Some of the challenges that are faced when managing petabytes of internationally distributed data containing hundreds of millions of files include:- managing interactions with heterogeneous storage systems (Windows, Mac, Unix file systems, tape archives, web sites, databases)- enforcing assertions about collection properties (policy enforcement through a distributed rule engine)- automating administrative functions (migration, replication, integrity checking, metadata loading)- providing efficient data transport mechanisms- supporting the wide variety of clients requested by user communities (web browsers, web services, load libraries, I/O libraries, file system interfaces, workflows, dropbox style synchronization, digital libraries, portals, webDav, grid tools, Unix tools, etc.)
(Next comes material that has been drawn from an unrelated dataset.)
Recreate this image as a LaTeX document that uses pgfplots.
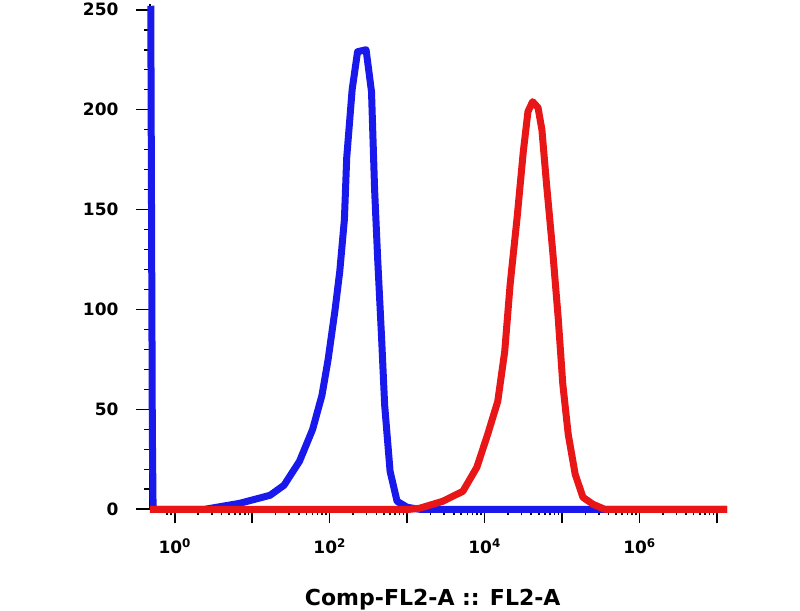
\documentclass[border=0pt]{standalone}
\usepackage{pgfplots}
\pgfplotsset{compat=1.18}
\usepackage{fontspec}
\setmainfont{DejaVu Sans}
\definecolor{fblue}{RGB}{25,25,235}
\definecolor{fred}{RGB}{232,22,22}
\begin{document}
\begin{tikzpicture}
\begin{axis}[
  scale only axis,
  width=577pt, height=505pt,
  xmin=-0.32, xmax=7.13,
  ymin=0, ymax=252.75,
  axis lines*=left,
  axis line style={black, line width=1.6pt},
  clip=false,
  tick align=outside,
  major tick length=14pt,
  minor tick length=6pt,
  ytick={0,50,...,250},
  minor y tick num=4,
  xtick={0,1,...,7},
  xticklabels={{10\textsuperscript{0}},{},{10\textsuperscript{2}},{},{10\textsuperscript{4}},{},{10\textsuperscript{6}},{}},
  minor xtick={-0.097,-0.046,
    0.301,0.477,0.602,0.699,0.778,0.845,0.903,0.954,
    1.301,1.477,1.602,1.699,1.778,1.845,1.903,1.954,
    2.301,2.477,2.602,2.699,2.778,2.845,2.903,2.954,
    3.301,3.477,3.602,3.699,3.778,3.845,3.903,3.954,
    4.301,4.477,4.602,4.699,4.778,4.845,4.903,4.954,
    5.301,5.477,5.602,5.699,5.778,5.845,5.903,5.954,
    6.301,6.477,6.602,6.699,6.778,6.845,6.903,6.954},
  every tick/.style={black, line width=1.6pt},
  /pgf/number format/assume math mode=true,
  ticklabel style={font=\fontsize{17}{17}\selectfont\bfseries},
  yticklabel style={anchor=east, xshift=-14pt},
  xticklabel style={anchor=north, yshift=-12pt},
  xlabel={Comp-FL2-A :: FL2-A},
  xlabel style={font=\fontsize{22}{22}\selectfont\bfseries, at={(axis description cs:0.49,0)}, anchor=north, inner sep=0pt, yshift=-80pt},
]
\addplot[fblue, line width=7pt, line join=round] coordinates {
(-0.31,252) (-0.29,40) (-0.28,0) (0.39,0) (0.84,3) (1.23,7) (1.41,12) (1.61,24)
(1.78,40) (1.90,57) (1.98,75) (2.07,100) (2.13,119) (2.19,145) (2.22,176)
(2.29,210) (2.36,229) (2.47,230) (2.54,209) (2.58,160) (2.62,125) (2.67,86)
(2.71,52) (2.78,19) (2.87,4) (3.00,1) (3.16,0) (7.13,0)
};
\addplot[fred, line width=7pt, line join=round] coordinates {
(-0.32,0) (3.04,0) (3.16,0.5) (3.46,4) (3.72,9) (3.90,21) (4.04,37.5) (4.17,54)
(4.26,79) (4.33,112.6) (4.42,146) (4.50,179) (4.56,199) (4.62,204) (4.69,201)
(4.74,190) (4.80,162.7) (4.88,129) (4.95,96) (5.01,62.6) (5.08,37.5) (5.17,17.5)
(5.27,6) (5.40,2.5) (5.55,0) (7.13,0)
};
\end{axis}
\path[use as bounding box] (-150pt,-95pt) rectangle (650pt,505pt);
\end{tikzpicture}
\end{document}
The capabilities supported by iRODS include:- submission of files into a repository- management of descriptive metadata, system metadata, provenance metadata for files, users, storage systems- queries on metadata, browsing on files- registration of files from remote systems, web sites, archives- data management functions such as replication, aggregation, distribution, caching- policy enforcement for domain specific requirements (access controls, derived data product generation, automated metadata extraction, data processing, etc.)
Given a well defined API, it is possible to port the ebXML access mechanisms on top of the iRODS data grid. The major concern is that the ebXML protocol is a constrained subset of the operations required by the above listed projects.